Trending screen in PhanPy

The “Trending” display in Phanpy.

I do think there’s room for improvement here; Bluesky has shown off the idea of pluggable feed-ranking algorithms, with many to choose from, and I like it. No reason in principle we couldn’t have the same thing on Mastodon.

Money · Every other social network has started with a big pot of money, whether from venture-capital investors (Twitter, Instagram) or from a Big Tech corporate parent (Google+, Threads). The people who provided that money want it back, plus a whole lot more. Thus, the manic drive for “engagement” and growth at all costs. They need to build huge data centers and employ an elite operations team plus an even more elite marketing group.

Mastodon, eh… a gaggle of nonprofits and co-ops and unincorporated affinity groups, financed by Patreon or low annual dues or Some Random Geek who enjoys running a server.

Since nobody owns it, nobody can extract a profit from it. Which means that from the big-money point of view, it’s entirely non-investable. The goal isn’t for anybody to make money, it’s to be instructive and intense and fun. It’s run on the cheap. You know what they call systems that are cheap and diversified? Resilient. Sustainable. Long-lived.

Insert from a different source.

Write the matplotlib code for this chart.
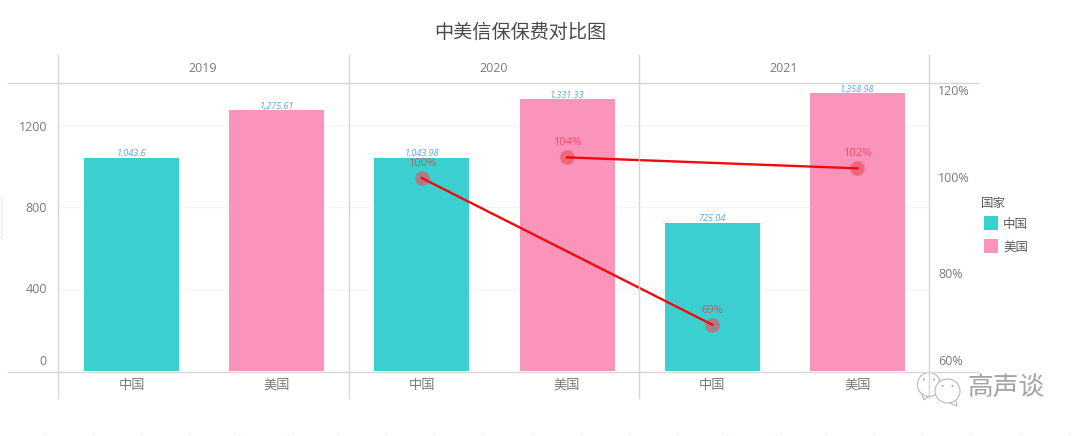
import matplotlib
matplotlib.use("Agg")
import matplotlib.pyplot as plt
from matplotlib.patches import Ellipse, Polygon, FancyBboxPatch, Rectangle
import numpy as np

LATIN_CJK = ['Open Sans', 'Noto Sans CJK SC', 'DejaVu Sans']
plt.rcParams['font.family'] = LATIN_CJK

W, H = 1080, 436
years = ['2019', '2020', '2021']
countries = ['中国', '美国']
china = [1043.6, 1043.98, 725.04]
usa = [1275.61, 1331.33, 1358.98]
value_labels = [['1,043.6', '1,275.61'], ['1,043.98', '1,331.33'], ['725.04', '1,358.98']]
ratio_c = [100.04, 69.45]       # 中国 2020, 2021
ratio_u = [104.37, 102.08]      # 美国 2020, 2021
ratio_labels_c = ['100%', '69%']
ratio_labels_u = ['104%', '102%']
left_ticks = [0, 400, 800, 1200]
right_ticks = [60, 80, 100, 120]

TEAL = '#3bcfd0'
PINK = '#fa94bb'
GREY = '#7a7a7a'
LINE = '#d6d6d6'
PX = 0.72  # points per pixel at dpi 100

def fx(p): return p / W
def fy(p): return 1 - p / H

fig = plt.figure(figsize=(W / 100, H / 100), dpi=100, facecolor='white')
T, B, L, R = 82.0, 371.0, 59.0, 930.0
ax = fig.add_axes([fx(L), fy(B), (R - L) / W, (B - T) / H])
ax.set_facecolor('none')
ax.set_xlim(0, 6)
ax.set_ylim(-1.5, 1413.8)
for s in ax.spines.values():
    s.set_visible(False)
ax.set_yticks([])
ax.set_xticks([])
for v in left_ticks[1:]:
    ax.axhline(v, color='#f5f5f5', lw=1, zorder=0)
for v in left_ticks:
    dy = {0: 9, 800: -1, 1200: -1.5}.get(v, 0)
    ax.annotate(str(v), (0, v), xycoords=ax.get_yaxis_transform(), xytext=(-12 * PX, dy * PX),
                textcoords='offset points', ha='right', va='center', fontsize=9, color=GREY)

BW = 0.655
for i in range(3):
    ax.bar(2 * i + 0.5, china[i], BW, color=TEAL, zorder=2)
    ax.bar(2 * i + 1.5, usa[i], BW, color=PINK, zorder=2)
    ax.annotate(value_labels[i][0], (2 * i + 0.5, china[i]), xytext=(0, -0.5), textcoords='offset points',
                ha='center', va='bottom', fontsize=6.6, style='italic', color='#5aa9e6', zorder=5)
    ax.annotate(value_labels[i][1], (2 * i + 1.5, usa[i]), xytext=(0, -0.5), textcoords='offset points',
                ha='center', va='bottom', fontsize=6.6, style='italic', color='#5aa9e6', zorder=5)

ax2 = ax.twinx()
ax2.set_facecolor('none')
ax2.set_ylim(59.79, 120.1)
for s in ax2.spines.values():
    s.set_visible(False)
ax2.set_yticks([])
for v in right_ticks:
    dy = {60: 8, 120: -9}.get(v, 0)
    ax2.annotate(f'{v}%', (1, v), xycoords=ax2.get_yaxis_transform(), xytext=(8 * PX, dy * PX),
                 textcoords='offset points', ha='left', va='center', fontsize=9, color=GREY)

xc = [2.5, 4.5]
xu = [3.5, 5.5]
for xs, ys, labels, col in [(xc, ratio_c, ratio_labels_c, '#b5606b'), (xu, ratio_u, ratio_labels_u, '#ef4b63')]:
    ax2.scatter(xs, ys, s=110, color='#e8505b', alpha=0.65, linewidths=0, zorder=6)
    ax2.plot(xs, ys, color='#f00a0a', lw=1.7, zorder=7)
    for x, y, t in zip(xs, ys, labels):
        ax2.annotate(t, (x, y), xytext=(0, 6.5), textcoords='offset points', ha='center',
                     va='bottom', fontsize=8, color=col, zorder=8)

# facet frame
for x in [58, 349, 639, 929]:
    fig.add_artist(plt.Line2D([fx(x)] * 2, [fy(55), fy(398)], color=LINE, lw=1.0))
for y in [82.5, 371.5]:
    fig.add_artist(plt.Line2D([fx(8), fx(978)], [fy(y)] * 2, color=LINE, lw=1.0))

for i, y in enumerate(years):
    fig.text(fx(58 + 290.33 * (i + 0.5)), fy(69), y, ha='center', va='center', fontsize=9, color=GREY)
    for j, c in enumerate(countries):
        fig.text(fx(59 + 145.17 * (2 * i + j + 0.5)), fy(385), c, ha='center', va='center',
                 fontsize=9.5, color=GREY)

fig.text(fx(520.5), fy(33), '中美信保保费对比图', ha='center', va='center', fontsize=13.8, color='#4a4a4a')

# legend
fig.text(fx(981), fy(203), '国家', ha='left', va='center', fontsize=9, color='#5c5c5c')
for y, c, t in [(223, TEAL, '中国'), (246.5, PINK, '美国')]:
    fig.add_artist(Rectangle((fx(983.5), fy(y + 7)), 14.5 / W, 14 / H, transform=fig.transFigure,
                             facecolor=c, edgecolor='none'))
    fig.text(fx(1003), fy(y + 1), t, ha='left', va='center', fontsize=9, color='#5c5c5c')

# small UI remnant on left edge
fig.add_artist(FancyBboxPatch((fx(-6), fy(238)), 8 / W, 41 / H, transform=fig.transFigure,
                              boxstyle='round,pad=0,rounding_size=0.003', facecolor='white',
                              edgecolor='#e8e8e8', lw=0.8))

# faint cropped remnants along the bottom edge
for x in np.arange(44, W, 48.8):
    fig.add_artist(plt.Line2D([fx(x)] * 2, [fy(434), fy(436)], color='#f2f2f2', lw=1.0))

# watermark
fig.text(fx(1006), fy(389.5), '高声谈', ha='center', va='center', fontsize=18.5, color='#a3a3a3')
for cx, cy, w, h in [(929, 384.5, 23, 24), (947.5, 391, 25, 24)]:
    fig.add_artist(Ellipse((fx(cx), fy(cy)), w / W, h / H, transform=fig.transFigure,
                           facecolor='white', edgecolor='#b8b8b8', lw=0.8))
    for dx in (-5, 5):
        fig.add_artist(Ellipse((fx(cx + dx), fy(cy - 5)), 2 / W, 2 / H, transform=fig.transFigure,
                               facecolor='#a8a8a8', edgecolor='none'))
fig.add_artist(plt.Line2D([fx(922), fx(924), fx(929)], [fy(395), fy(400), fy(396)], color='#b8b8b8', lw=0.8))
fig.add_artist(plt.Line2D([fx(950), fx(957), fx(956)], [fy(403), fy(406), fy(401)], color='#b8b8b8', lw=0.8))

fig.savefig('out.png', dpi=100, facecolor='white')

Last year I wrote: “Think of the Fediverse not as just one organism, but a population of mammals, scurrying around the ankles of the bigger and richer alternatives. And when those alternatives enshittify or fall to earth, the Fediversians will still be there.” After “scurrying” I should have added “and evolving”.

What about Bluesky? · I like the Bluesky people and their software, but I worry a lot about whether they’re really decentralized in practice, and even more about their financial future. I wrote up the details in Why Not Bluesky.

Mastodon’s the only option · The only social-media option, I mean, that’s decentralized, not owned or controlled by anyone, and working well today as you read this. It’s intense and interactive and fun. Why settle for less?

(Disclosure: I have no formal connections with the Mastodon organization, aside from being a low-level supporter on Patreon.)